- _Exercise details_: Reproduce exactly the lines starting at the line that contains "Clone this chart in matplotlib." and ending at the line that contains "plt.rcParams['font.family'] = ['Liberation". Omit pictures.

- _Figure scripts_:
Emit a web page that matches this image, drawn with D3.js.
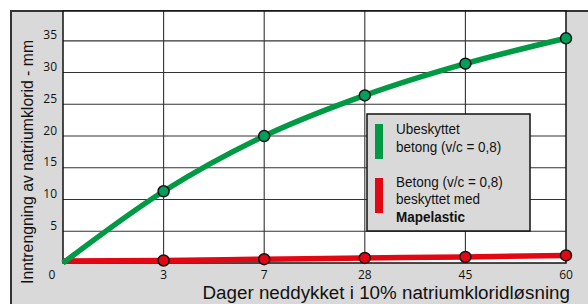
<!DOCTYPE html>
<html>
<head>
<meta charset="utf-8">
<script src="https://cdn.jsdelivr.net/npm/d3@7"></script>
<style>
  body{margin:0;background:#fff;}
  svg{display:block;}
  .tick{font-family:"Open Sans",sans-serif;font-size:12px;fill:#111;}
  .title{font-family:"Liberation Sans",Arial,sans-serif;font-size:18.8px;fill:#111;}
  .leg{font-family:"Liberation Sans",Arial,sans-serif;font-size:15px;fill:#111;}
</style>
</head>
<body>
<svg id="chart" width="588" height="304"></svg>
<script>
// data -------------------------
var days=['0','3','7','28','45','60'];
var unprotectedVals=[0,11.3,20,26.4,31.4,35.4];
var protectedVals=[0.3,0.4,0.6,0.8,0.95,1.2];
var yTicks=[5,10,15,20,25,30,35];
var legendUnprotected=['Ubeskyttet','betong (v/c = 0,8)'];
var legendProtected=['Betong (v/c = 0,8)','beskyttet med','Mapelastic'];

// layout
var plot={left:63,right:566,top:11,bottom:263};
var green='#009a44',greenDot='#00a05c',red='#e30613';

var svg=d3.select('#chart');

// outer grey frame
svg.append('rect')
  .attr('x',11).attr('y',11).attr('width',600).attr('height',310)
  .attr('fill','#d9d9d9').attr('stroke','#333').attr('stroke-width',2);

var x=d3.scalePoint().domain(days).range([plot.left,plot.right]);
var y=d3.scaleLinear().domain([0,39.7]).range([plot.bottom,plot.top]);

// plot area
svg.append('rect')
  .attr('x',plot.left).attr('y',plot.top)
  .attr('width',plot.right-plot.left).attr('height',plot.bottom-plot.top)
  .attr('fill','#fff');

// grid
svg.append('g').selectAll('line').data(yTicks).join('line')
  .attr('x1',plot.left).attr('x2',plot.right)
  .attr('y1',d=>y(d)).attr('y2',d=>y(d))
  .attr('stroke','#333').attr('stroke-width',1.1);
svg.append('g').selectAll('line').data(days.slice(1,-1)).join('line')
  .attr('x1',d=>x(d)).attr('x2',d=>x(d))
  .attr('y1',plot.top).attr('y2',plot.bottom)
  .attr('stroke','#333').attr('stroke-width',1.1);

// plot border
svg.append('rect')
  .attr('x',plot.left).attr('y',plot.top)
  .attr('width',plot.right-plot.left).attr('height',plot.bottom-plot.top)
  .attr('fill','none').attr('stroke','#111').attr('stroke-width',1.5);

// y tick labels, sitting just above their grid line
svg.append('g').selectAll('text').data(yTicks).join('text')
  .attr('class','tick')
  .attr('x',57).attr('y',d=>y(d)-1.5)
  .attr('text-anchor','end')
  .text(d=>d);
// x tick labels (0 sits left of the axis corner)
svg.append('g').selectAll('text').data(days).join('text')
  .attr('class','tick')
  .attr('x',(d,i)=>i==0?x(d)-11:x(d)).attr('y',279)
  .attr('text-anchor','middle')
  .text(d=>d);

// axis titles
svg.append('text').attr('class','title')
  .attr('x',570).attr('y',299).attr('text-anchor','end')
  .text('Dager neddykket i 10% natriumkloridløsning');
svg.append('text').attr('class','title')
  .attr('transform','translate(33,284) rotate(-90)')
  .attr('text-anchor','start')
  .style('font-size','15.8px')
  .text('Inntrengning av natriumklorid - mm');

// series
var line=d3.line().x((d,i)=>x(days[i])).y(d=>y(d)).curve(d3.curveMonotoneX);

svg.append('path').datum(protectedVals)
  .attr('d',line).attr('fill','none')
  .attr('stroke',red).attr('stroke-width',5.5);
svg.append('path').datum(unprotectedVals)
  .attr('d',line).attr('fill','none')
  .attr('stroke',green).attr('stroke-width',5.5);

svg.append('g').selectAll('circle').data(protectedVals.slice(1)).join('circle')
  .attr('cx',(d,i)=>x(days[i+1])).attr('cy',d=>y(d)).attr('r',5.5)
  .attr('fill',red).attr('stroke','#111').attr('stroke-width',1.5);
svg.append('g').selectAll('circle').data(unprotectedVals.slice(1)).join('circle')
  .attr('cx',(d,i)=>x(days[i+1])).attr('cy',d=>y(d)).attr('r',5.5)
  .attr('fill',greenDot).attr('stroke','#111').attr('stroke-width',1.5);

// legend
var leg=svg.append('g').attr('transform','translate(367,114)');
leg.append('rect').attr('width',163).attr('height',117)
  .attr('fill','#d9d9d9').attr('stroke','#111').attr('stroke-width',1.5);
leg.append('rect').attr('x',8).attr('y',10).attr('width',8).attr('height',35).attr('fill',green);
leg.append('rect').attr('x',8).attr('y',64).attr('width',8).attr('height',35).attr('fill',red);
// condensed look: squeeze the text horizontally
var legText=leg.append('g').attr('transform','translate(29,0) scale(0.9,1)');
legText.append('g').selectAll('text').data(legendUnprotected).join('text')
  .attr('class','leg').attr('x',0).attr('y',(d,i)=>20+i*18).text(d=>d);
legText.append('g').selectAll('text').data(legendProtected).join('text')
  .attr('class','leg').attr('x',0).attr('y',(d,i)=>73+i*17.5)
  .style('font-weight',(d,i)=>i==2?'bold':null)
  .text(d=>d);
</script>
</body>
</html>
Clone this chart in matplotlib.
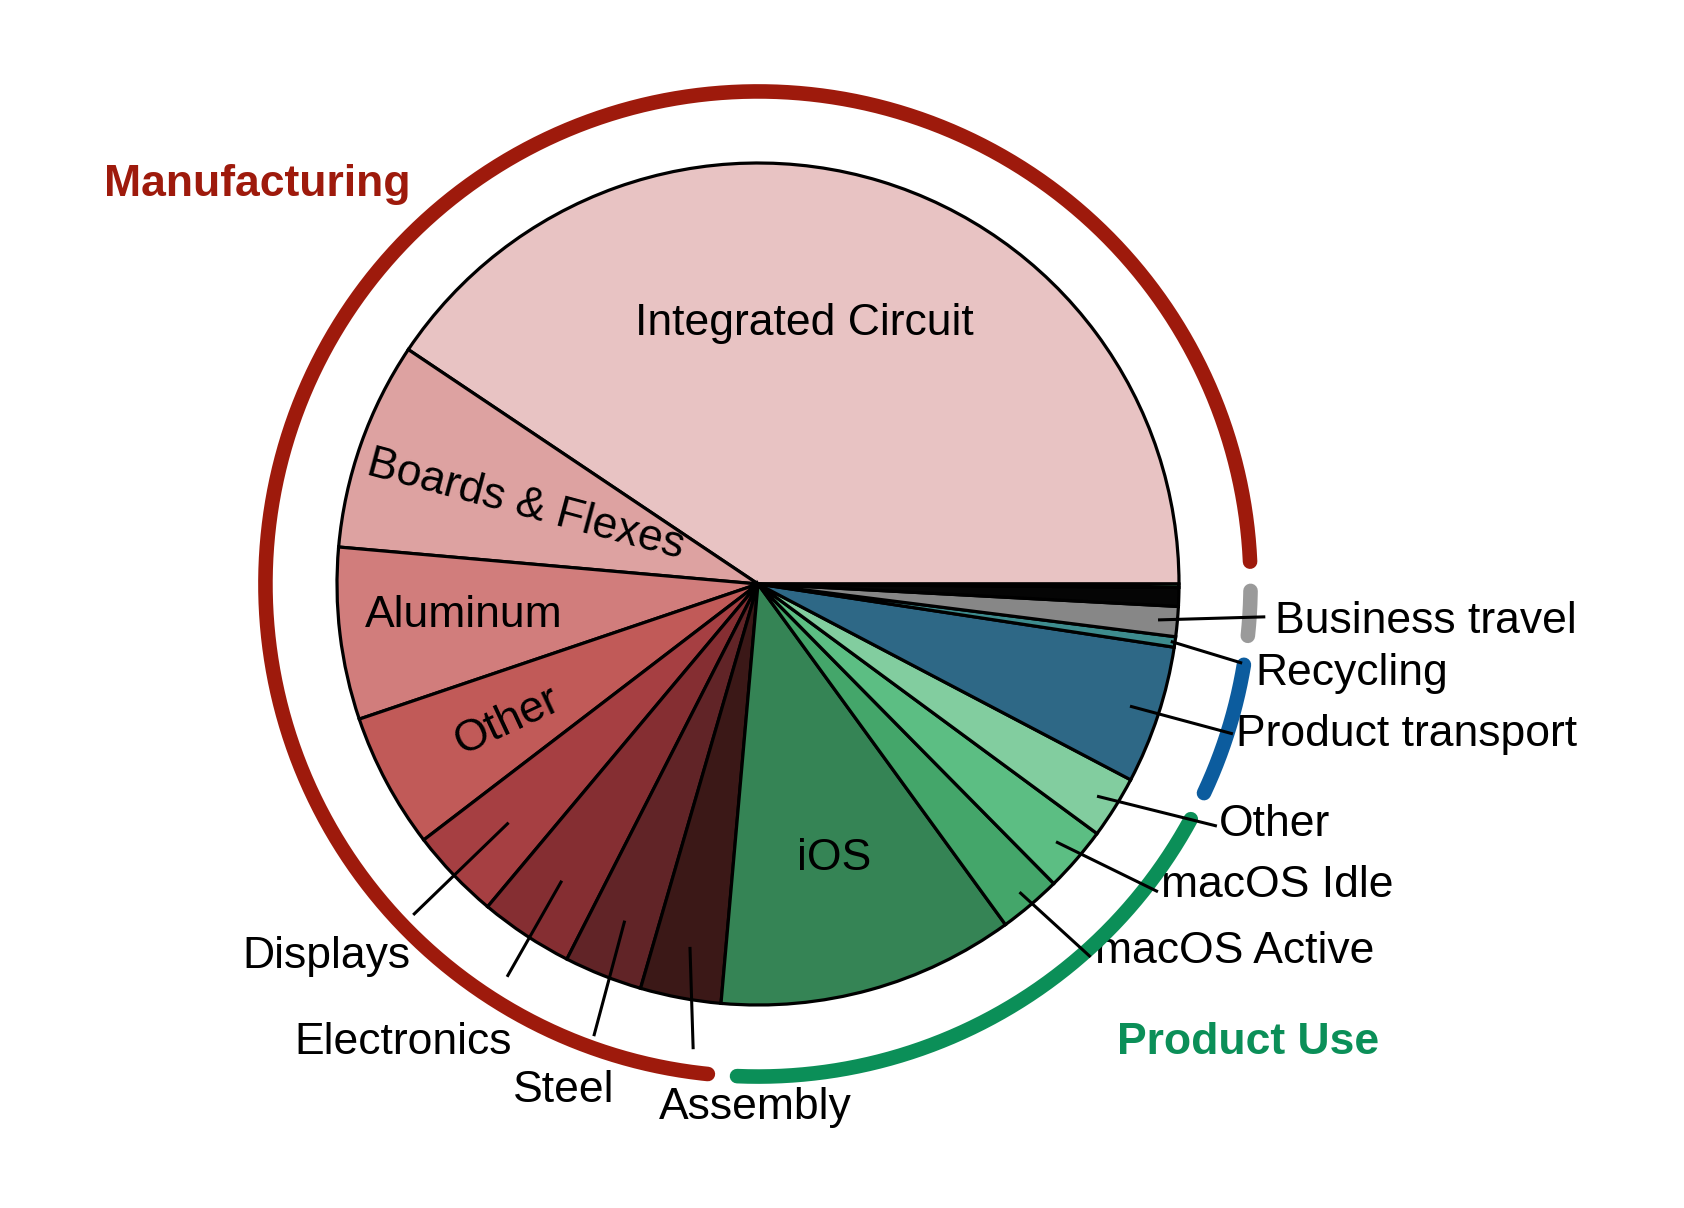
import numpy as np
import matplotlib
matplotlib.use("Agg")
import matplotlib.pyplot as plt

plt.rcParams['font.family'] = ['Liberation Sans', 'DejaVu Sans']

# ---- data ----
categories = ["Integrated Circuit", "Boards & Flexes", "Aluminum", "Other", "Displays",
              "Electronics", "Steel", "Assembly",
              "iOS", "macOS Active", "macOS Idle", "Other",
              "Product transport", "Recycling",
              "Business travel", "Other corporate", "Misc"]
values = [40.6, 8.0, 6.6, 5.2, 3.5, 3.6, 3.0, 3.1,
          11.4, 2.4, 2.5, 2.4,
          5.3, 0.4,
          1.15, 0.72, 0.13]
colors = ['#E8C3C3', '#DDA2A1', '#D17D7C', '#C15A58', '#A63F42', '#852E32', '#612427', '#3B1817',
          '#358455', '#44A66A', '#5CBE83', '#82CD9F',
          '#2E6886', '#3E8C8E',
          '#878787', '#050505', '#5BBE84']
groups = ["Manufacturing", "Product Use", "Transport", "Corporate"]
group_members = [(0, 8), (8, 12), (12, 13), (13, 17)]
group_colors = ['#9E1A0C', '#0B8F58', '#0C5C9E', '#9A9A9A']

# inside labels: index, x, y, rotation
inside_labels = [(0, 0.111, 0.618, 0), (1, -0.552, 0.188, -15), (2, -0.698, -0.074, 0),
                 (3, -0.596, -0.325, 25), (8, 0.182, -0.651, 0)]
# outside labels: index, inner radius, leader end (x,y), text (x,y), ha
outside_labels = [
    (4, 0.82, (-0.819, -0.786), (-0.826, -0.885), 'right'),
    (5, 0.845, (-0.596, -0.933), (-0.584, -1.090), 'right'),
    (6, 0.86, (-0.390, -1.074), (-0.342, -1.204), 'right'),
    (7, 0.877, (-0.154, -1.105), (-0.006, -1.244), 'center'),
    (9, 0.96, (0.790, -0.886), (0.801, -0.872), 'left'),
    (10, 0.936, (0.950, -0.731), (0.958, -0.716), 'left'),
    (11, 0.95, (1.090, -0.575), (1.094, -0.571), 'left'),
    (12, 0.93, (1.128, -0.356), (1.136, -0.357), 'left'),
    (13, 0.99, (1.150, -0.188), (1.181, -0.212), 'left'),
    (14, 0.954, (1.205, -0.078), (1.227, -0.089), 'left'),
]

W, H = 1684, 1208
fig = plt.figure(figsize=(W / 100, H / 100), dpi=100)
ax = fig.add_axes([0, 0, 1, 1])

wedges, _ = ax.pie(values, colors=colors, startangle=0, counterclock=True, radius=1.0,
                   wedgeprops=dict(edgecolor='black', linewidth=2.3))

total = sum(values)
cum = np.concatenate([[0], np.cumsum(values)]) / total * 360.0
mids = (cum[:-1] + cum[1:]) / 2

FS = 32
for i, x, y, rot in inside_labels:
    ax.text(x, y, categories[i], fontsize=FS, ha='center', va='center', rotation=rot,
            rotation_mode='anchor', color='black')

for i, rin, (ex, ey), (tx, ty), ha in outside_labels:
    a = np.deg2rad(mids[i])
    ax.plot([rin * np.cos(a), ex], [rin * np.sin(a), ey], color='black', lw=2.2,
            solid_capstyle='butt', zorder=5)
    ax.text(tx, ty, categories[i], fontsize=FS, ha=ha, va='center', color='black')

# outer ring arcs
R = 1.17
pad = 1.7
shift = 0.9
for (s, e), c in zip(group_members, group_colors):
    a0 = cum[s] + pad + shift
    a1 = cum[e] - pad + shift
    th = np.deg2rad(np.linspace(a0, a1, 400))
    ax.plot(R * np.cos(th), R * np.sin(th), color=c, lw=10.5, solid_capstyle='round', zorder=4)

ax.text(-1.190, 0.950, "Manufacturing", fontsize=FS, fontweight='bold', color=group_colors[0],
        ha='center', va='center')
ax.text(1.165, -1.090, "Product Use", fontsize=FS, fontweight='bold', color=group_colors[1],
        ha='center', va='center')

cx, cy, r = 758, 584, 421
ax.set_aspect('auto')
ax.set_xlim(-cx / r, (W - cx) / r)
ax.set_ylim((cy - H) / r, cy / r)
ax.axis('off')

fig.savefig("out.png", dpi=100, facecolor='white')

- _Solution to this problem_:
Clone this chart in matplotlib.
import numpy as np
import matplotlib
matplotlib.use("Agg")
import matplotlib.pyplot as plt

plt.rcParams['font.family'] = ['Liberation Sans', 'DejaVu Sans']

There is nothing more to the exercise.